One current step in the manufacturing of sausage by co-extrusion occurs when the meat product (typically in the form of a semi-solid emulsion) is coated with a collagen gel to produce a meat product. The meat product is then subject to a solution, for example, a brine salt that begins dehydration, which starts coagulation or setting of the collagen gel. The brine usually provides sufficient set or firmness for the subsequent linking and cutting steps to cut the product into links. The partial dehydration helps collapse the collagen onto the emulsion. Yet the casing continues to be rehydrated during this step due, in part, to rehydration of the collagen from the inside—that is, from moisture in the meat emulsion.

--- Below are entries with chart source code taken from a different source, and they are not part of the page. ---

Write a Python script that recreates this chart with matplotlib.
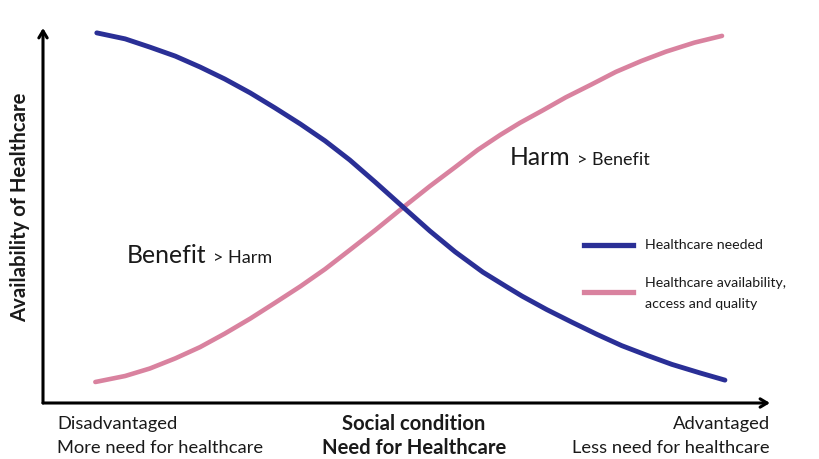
import matplotlib
matplotlib.use("Agg")
import matplotlib.pyplot as plt

plt.rcParams['font.family'] = ['Lato', 'DejaVu Sans']

# Data (conceptual curves; axes run 0..100)
x_needed = [7.4, 11.3, 14.7, 18.2, 21.6, 25.0, 28.5, 31.9, 35.4, 38.8, 42.2, 45.7, 49.5,
            53.2, 56.7, 60.5, 63.6, 65.9, 69.3, 72.8, 76.2, 79.6, 83.1, 86.5, 90.4, 93.8]
y_needed = [98.7, 97.1, 94.9, 92.5, 89.6, 86.4, 82.7, 78.7, 74.4, 69.9, 64.8, 58.9, 52.3,
            45.9, 40.3, 34.9, 31.2, 28.5, 24.9, 21.5, 18.3, 15.3, 12.7, 10.3, 8.0, 6.1]
x_avail = [7.2, 11.3, 14.7, 18.2, 21.6, 25.0, 28.5, 31.9, 35.4, 38.8, 42.2, 45.7, 49.5,
           53.2, 56.7, 59.8, 62.9, 65.6, 68.8, 71.9, 75.4, 78.8, 82.3, 85.7, 89.6, 93.4]
y_avail = [5.6, 7.2, 9.2, 11.9, 14.9, 18.5, 22.5, 26.7, 31.1, 35.7, 40.8, 46.1, 52.1,
           57.8, 62.9, 67.5, 71.5, 74.7, 78.1, 81.5, 84.9, 88.3, 91.2, 93.7, 96.1, 97.9]

legend_labels = ["Healthcare needed", "Healthcare availability,", "access and quality"]
y_label = "Availability of Healthcare"
x_title = ["Social condition", "Need for Healthcare"]
left_label = ["Disadvantaged", "More need for healthcare"]
right_label = ["Advantaged", "Less need for healthcare"]

BLUE = "#2a2f96"
PINK = "#d9829f"
TXT = "#1a1a1a"

W, H = 819, 459
fig = plt.figure(figsize=(W / 100, H / 100), dpi=100)
ax = fig.add_axes([43 / W, (H - 403) / H, 727 / W, 375 / H])
ax.set_xlim(0, 100)
ax.set_ylim(0, 100)
for s in ["top", "right", "left", "bottom"]:
    ax.spines[s].set_visible(False)
ax.set_xticks([])
ax.set_yticks([])
ax.patch.set_alpha(0)

# axis arrows
arrow_kw = dict(arrowstyle="->,head_length=0.5,head_width=0.3", lw=2.2, color="black",
                shrinkA=0, shrinkB=0)
ax.annotate("", xy=(1, 0), xytext=(0, 0), xycoords="axes fraction", arrowprops=arrow_kw)
ax.annotate("", xy=(0, 1), xytext=(0, 0), xycoords="axes fraction", arrowprops=arrow_kw)

ax.plot(x_avail, y_avail, color=PINK, lw=3.3, solid_capstyle="round",
        solid_joinstyle="round", zorder=3)
ax.plot(x_needed, y_needed, color=BLUE, lw=3.5, solid_capstyle="round",
        solid_joinstyle="round", zorder=4)

# legend
fig.lines.append(plt.Line2D([584 / W, 633 / W], [1 - 245 / H] * 2, color=BLUE, lw=3.8,
                            transform=fig.transFigure))
fig.lines.append(plt.Line2D([584 / W, 633 / W], [1 - 292 / H] * 2, color=PINK, lw=3.8,
                            transform=fig.transFigure))
fig.text(645 / W, 1 - 245 / H, legend_labels[0], fontsize=10.2, va="center", ha="left",
         color=TXT)
fig.text(645 / W, 1 - 283 / H, legend_labels[1], fontsize=10.2, va="center", ha="left",
         color=TXT)
fig.text(645 / W, 1 - 304 / H, legend_labels[2], fontsize=10.2, va="center", ha="left",
         color=TXT)

# annotations with mixed sizes
fig.canvas.draw()
renderer = fig.canvas.get_renderer()

def mixed(xpx, ypx, big, small):
    t = fig.text(xpx / W, 1 - ypx / H, big, fontsize=17.8, va="baseline", ha="left",
                 color=TXT)
    bb = t.get_window_extent(renderer)
    fig.text((bb.x1 + 6) / W, 1 - ypx / H, small, fontsize=13, va="baseline", ha="left",
             color=TXT)

mixed(127, 263, "Benefit", "> Harm")
mixed(510, 165, "Harm", "> Benefit")

# axis labels
fig.text(20 / W, 1 - 207 / H, y_label, rotation=90, fontsize=14.6, fontweight="bold",
         ha="center", va="center", color=TXT)
for i, yy in enumerate([424, 448]):
    fig.text(414 / W, 1 - yy / H, x_title[i], fontsize=14.6, fontweight="bold",
             ha="center", va="center", color=TXT)
    fig.text(57 / W, 1 - yy / H, left_label[i], fontsize=13.2, ha="left", va="center",
             color=TXT)
    fig.text(770 / W, 1 - yy / H, right_label[i], fontsize=13.2, ha="right", va="center",
             color=TXT)

fig.savefig("out.png", dpi=100, facecolor="white")
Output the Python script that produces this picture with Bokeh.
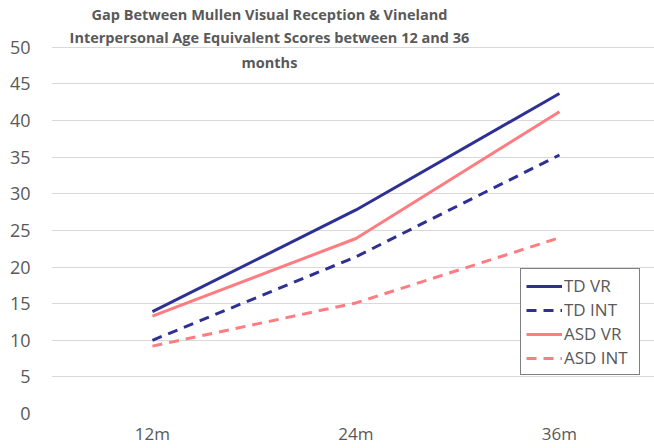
from bokeh.plotting import figure
from bokeh.models import Range1d, FixedTicker, Label, Legend, LegendItem
from bokeh.embed import file_html
from bokeh.resources import INLINE

categories = ["12m", "24m", "36m"]
td_vr = [13.9, 27.8, 43.7]
td_int = [10.0, 21.4, 35.3]
asd_vr = [13.3, 23.9, 41.2]
asd_int = [9.2, 15.1, 24.0]
y_ticks = [0, 5, 10, 15, 20, 25, 30, 35, 40, 45, 50]
title_lines = ["Gap Between Mullen Visual Reception & Vineland",
               "Interpersonal Age Equivalent Scores between 12 and 36",
               "months"]

NAVY = "#2E3192"
SALMON = "#FF7C80"
GRAY = "#595959"
FONT = "Open Sans"

xs = list(range(len(categories)))

p = figure(width=654, height=448, output_backend="svg", toolbar_location=None,
           x_range=Range1d(-0.496, 2.467), y_range=Range1d(0, 56.4),
           min_border_left=51, min_border_right=0, min_border_top=0, min_border_bottom=35)
p.outline_line_color = None
p.background_fill_color = "white"
p.border_fill_color = "white"

p.xgrid.grid_line_color = None
p.ygrid.grid_line_color = "#D9D9D9"
p.ygrid.grid_line_width = 1

p.yaxis.ticker = FixedTicker(ticks=y_ticks)
p.xaxis.ticker = FixedTicker(ticks=xs)
p.xaxis.major_label_overrides = {i: c for i, c in enumerate(categories)}
for ax in (p.xaxis[0], p.yaxis[0]):
    ax.axis_line_color = None
    ax.major_tick_line_color = None
    ax.minor_tick_line_color = None
    ax.major_tick_out = 0
    ax.major_tick_in = 0
    ax.minor_tick_out = 0
    ax.minor_tick_in = 0
    ax.major_label_text_color = GRAY
    ax.major_label_text_font = FONT
p.yaxis.major_label_text_font_size = "18px"
p.xaxis.major_label_text_font_size = "17px"
p.yaxis.major_label_standoff = 21
p.xaxis.major_label_standoff = 8

r1 = p.line(xs, td_vr, line_color=NAVY, line_width=3)
r2 = p.line(xs, td_int, line_color=NAVY, line_width=3, line_dash="10 7")
r3 = p.line(xs, asd_vr, line_color=SALMON, line_width=3)
r4 = p.line(xs, asd_int, line_color=SALMON, line_width=3, line_dash="10 7")

legend = Legend(items=[LegendItem(label="TD VR", renderers=[r1]),
                       LegendItem(label="TD INT", renderers=[r2]),
                       LegendItem(label="ASD VR", renderers=[r3]),
                       LegendItem(label="ASD INT", renderers=[r4])],
                location=(469, 38))
legend.border_line_color = "black"
legend.border_line_width = 1
legend.background_fill_color = "white"
legend.background_fill_alpha = 1
legend.label_text_font = FONT
legend.label_text_font_size = "17px"
legend.label_text_color = GRAY
legend.glyph_width = 36
legend.glyph_height = 20
legend.label_height = 20
legend.label_width = 70
legend.label_standoff = 2
legend.spacing = 1
legend.padding = 5
legend.margin = 0
p.add_layout(legend, "center")

title_y = [54.5, 51.4, 48.0]
for line, ty in zip(title_lines, title_y):
    p.add_layout(Label(x=0.575, y=ty, text=line, text_align="center",
                       text_baseline="middle", text_font=FONT,
                       text_font_style="bold", text_font_size="14.5px",
                       text_color=GRAY))

open("out.html", "w").write(file_html(p, INLINE))
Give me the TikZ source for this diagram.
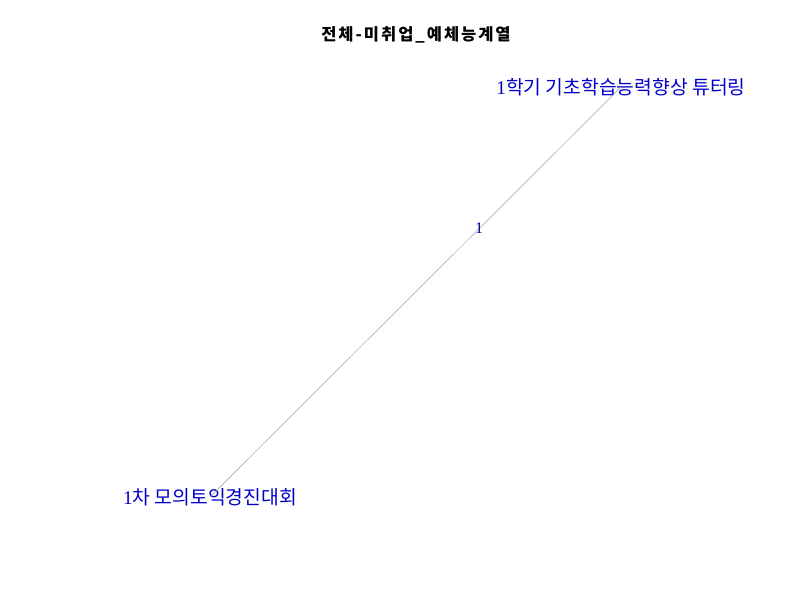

The brine solution of this step may be about 22 to 26% salt dissolved in tap water. This resident time for the product may be about 18 to 24 seconds to bring about sufficient dehydration for cutting and linking. The brine may be at ambient temperature. Following the brine step, the linear (coaxial) meat product is conveyed through a crimper wheel or other suitable device to link and cut the sausage to lengths and then the product is conveyed to a pre-dry (measuring before the smoking step), rocker basket serpentine system.
The sausage is pre-dried in a rocking basket system at about 150° F. to about 170° F., with low humidity (typically about 5 to 20%), to evenly dry the product and keep the product round. The pre-dry time is typically about 20 to 30 minutes. This is typically done in a huge machine, due to the slow hot air heating required to sufficiently dry the food product. It has rocking baskets to heat evenly the individual product items and keep them round.
Typically, following pre-drying (meaning before smoking), the smoke and cross-link step occurs. The sausage links are transferred from the pre-dry baskets to the smoking baskets and run through a liquid smoke, dying and cross-linking solution. The time in the partial submersion and/or deluge bath is typically about 10 to 15 seconds. The liquid smoke solution is at about 110° F. to 120° F.
Following the smoke and cross-link, the post-drying (meaning after smoking) step is carried out. The sausage links are post-dried on a conveyor belt at about 150° F. to 170° F. with low humidity. This will help cross-link the collagen and develop or set the color. Post-drying typically runs about 8 to 12 minutes, with the links at about 120° F. to 130° F. (oven convective air temperature) before going to the vacuum packaging machine.